Vegan or avoiding dairy? Look for fragrance-free lactic acid body lotions around 5% and use them as a targeted mask for 2–3 minutes before rinsing. Oat or almond “milk” won’t provide natural lactic acid, so they’re more soothing than corrective. Yoghurt contains more lactic acid but can be messy; keep it to thicker patches and quick contact times. If discolouration persists after several careful attempts, stop and reset the area with a light, uniform exfoliation instead.

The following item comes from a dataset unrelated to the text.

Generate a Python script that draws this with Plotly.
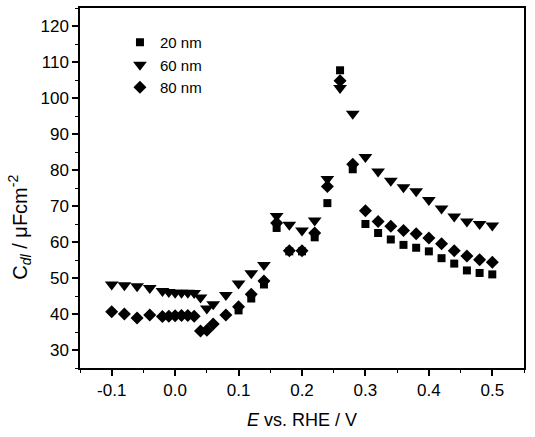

At-a-Glance Fixes Beyond Milk
There’s more than one route to salvaging a streak, each with its niche. A dedicated tan eraser typically blends mild AHAs with surfactants to loosen colour faster—handy ahead of reapplication. Micellar water dissolves surface grime and a hint of pigment when streaks are faint. Avoid harsh tricks—lemon, baking soda, raw sugar scrubs—which can irritate and worsen patchiness. Use tools as tactics: a damp microfibre cloth offers slip; an exfoliating mitt is best saved for full removal days, not spot fixes.

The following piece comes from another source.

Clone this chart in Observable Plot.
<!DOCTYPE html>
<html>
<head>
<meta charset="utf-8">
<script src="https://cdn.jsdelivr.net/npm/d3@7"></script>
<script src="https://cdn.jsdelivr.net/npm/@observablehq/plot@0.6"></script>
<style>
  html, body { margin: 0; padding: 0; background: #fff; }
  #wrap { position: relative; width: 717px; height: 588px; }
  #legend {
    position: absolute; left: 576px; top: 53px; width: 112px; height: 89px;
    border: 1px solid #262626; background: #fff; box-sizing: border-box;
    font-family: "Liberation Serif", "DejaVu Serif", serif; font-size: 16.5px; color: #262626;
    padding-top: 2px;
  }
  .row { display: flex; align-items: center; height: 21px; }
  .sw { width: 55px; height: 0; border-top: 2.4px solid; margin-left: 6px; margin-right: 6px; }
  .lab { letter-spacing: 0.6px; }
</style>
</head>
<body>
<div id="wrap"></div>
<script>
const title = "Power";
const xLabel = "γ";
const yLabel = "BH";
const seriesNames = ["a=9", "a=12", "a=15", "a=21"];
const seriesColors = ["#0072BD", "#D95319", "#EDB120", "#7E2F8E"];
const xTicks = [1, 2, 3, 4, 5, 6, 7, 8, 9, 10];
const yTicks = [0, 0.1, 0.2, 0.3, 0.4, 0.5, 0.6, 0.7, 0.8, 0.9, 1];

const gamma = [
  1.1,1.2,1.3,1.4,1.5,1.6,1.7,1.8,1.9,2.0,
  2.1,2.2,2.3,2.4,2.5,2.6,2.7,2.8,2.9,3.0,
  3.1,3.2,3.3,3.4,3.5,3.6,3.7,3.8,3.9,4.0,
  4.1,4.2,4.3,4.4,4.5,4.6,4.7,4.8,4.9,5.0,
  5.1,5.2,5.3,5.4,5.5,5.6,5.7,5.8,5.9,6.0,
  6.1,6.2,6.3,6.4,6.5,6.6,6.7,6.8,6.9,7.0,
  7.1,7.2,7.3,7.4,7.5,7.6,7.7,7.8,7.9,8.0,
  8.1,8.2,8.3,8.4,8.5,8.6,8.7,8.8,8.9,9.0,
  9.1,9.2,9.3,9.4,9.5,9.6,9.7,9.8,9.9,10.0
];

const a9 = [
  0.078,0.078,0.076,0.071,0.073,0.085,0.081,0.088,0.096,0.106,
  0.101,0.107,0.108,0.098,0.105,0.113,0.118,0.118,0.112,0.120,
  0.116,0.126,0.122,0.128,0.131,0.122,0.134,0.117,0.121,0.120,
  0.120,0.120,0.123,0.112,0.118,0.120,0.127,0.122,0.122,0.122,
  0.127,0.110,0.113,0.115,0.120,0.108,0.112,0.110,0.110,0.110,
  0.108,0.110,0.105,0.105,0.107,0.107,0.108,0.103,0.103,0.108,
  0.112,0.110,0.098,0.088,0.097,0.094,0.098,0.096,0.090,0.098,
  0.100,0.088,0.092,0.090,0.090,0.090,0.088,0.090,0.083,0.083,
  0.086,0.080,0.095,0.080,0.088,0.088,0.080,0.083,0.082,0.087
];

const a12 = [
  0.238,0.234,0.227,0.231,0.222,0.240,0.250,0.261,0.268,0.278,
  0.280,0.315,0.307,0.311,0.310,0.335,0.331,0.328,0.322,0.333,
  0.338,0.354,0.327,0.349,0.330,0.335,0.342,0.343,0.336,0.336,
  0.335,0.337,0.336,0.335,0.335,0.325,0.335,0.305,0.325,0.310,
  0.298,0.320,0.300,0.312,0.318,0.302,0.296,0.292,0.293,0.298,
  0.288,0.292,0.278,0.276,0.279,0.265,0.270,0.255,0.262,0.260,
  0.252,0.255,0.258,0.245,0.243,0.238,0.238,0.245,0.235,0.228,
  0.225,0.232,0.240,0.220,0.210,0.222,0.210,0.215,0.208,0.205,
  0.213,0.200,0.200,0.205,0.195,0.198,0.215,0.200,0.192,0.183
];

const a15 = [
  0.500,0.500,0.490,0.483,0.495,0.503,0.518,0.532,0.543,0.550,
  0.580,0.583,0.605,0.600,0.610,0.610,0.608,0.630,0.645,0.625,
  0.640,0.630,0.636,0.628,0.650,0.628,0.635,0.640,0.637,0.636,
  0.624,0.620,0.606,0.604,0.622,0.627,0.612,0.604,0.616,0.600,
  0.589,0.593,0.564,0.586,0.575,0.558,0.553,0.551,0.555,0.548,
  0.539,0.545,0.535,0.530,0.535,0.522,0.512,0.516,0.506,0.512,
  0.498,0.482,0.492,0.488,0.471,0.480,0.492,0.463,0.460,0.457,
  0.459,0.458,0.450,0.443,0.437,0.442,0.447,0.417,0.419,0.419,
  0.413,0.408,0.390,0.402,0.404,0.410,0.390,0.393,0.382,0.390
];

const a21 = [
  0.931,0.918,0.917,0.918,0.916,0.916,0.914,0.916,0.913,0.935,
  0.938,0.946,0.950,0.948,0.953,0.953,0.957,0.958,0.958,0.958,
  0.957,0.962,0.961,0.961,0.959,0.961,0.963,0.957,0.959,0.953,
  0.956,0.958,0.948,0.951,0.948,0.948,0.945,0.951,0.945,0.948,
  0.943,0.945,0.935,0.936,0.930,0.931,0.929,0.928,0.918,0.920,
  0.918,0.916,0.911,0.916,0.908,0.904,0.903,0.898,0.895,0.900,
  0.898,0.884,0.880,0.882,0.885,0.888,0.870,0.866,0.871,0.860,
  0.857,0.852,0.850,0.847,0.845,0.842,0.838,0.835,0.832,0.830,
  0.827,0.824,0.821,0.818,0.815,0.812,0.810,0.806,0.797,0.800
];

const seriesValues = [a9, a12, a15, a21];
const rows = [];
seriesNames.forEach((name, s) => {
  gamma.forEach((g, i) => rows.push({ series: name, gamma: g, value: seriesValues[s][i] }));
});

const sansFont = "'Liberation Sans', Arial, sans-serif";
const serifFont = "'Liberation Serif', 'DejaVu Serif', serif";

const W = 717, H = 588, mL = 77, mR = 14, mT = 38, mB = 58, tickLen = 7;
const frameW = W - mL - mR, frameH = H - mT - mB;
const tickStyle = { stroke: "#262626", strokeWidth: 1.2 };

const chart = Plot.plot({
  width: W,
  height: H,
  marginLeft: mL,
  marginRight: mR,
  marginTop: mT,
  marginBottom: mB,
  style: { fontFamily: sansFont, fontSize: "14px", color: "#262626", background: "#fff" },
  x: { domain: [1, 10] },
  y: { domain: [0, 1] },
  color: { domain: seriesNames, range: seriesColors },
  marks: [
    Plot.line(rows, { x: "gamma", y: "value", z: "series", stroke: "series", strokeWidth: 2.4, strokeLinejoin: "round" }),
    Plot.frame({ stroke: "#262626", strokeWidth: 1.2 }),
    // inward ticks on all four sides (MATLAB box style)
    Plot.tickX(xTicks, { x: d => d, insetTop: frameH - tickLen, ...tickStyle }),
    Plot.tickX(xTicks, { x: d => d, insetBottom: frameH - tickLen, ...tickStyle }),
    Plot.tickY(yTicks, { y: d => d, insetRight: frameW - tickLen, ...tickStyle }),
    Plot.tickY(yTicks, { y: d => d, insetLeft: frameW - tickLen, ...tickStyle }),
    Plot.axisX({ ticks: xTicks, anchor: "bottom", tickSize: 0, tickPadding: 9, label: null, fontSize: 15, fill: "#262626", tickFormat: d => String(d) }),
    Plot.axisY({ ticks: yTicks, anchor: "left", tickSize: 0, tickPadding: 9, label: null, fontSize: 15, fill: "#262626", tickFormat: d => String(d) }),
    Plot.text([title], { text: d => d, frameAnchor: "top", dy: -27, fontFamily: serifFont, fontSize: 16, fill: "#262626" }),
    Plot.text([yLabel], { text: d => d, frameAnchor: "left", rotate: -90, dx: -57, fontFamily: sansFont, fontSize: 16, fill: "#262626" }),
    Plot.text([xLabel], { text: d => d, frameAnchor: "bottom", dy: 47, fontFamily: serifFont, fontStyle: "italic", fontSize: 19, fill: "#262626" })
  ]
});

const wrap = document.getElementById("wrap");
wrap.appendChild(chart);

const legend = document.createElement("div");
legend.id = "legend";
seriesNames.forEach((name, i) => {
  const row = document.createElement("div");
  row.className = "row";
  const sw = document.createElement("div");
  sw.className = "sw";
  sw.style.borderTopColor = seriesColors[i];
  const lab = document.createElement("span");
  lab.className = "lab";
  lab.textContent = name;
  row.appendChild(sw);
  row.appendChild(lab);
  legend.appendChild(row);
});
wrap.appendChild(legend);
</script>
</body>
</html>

Match method to the mistake and the skin under it. Dry shins respond to emollients plus acids; bony areas prefer pressure-free compresses. Always patch test, work in daylight, and stop at the first sign of redness. Below, a quick reference grid to steer your choice:
| Method | Active/Action | Strength | Best For | Caution |
|---|---|---|---|---|
| Cold Milk Splash | Lactic acid + lipids | Mild | Softening streak edges | Avoid with milk allergy |
| Lactic Acid Toner (0.5–2%) | AHA exfoliation | Moderate | Targeted patches | Patch test; SPF next day |
| Tan Eraser | AHAs + surfactants | Fast | Pre-reset removal | Can dry; moisturise after |
| Micellar Water | Mild surfactant | Very mild | Faint smudges | Multiple passes needed |
| Exfoliating Mitt | Mechanical | Strong | Full tan removal | Not for spot-fading |
Handled well, the cold milk splash is the sort of beauty fix that feels like a secret handshake: quick, calm, quietly effective. You respect the chemistry of your tan while outsmarting the blotches it leaves behind. Gentle acids, a cool compress, and a light hand can turn “patchy” into “polished” in minutes. Keep it measured, protect with SPF, and your glow will live to see another day. Will you rescue your next streak with the fridge-door fix, or will you reach for a precision AHA and engineer a perfect edit instead?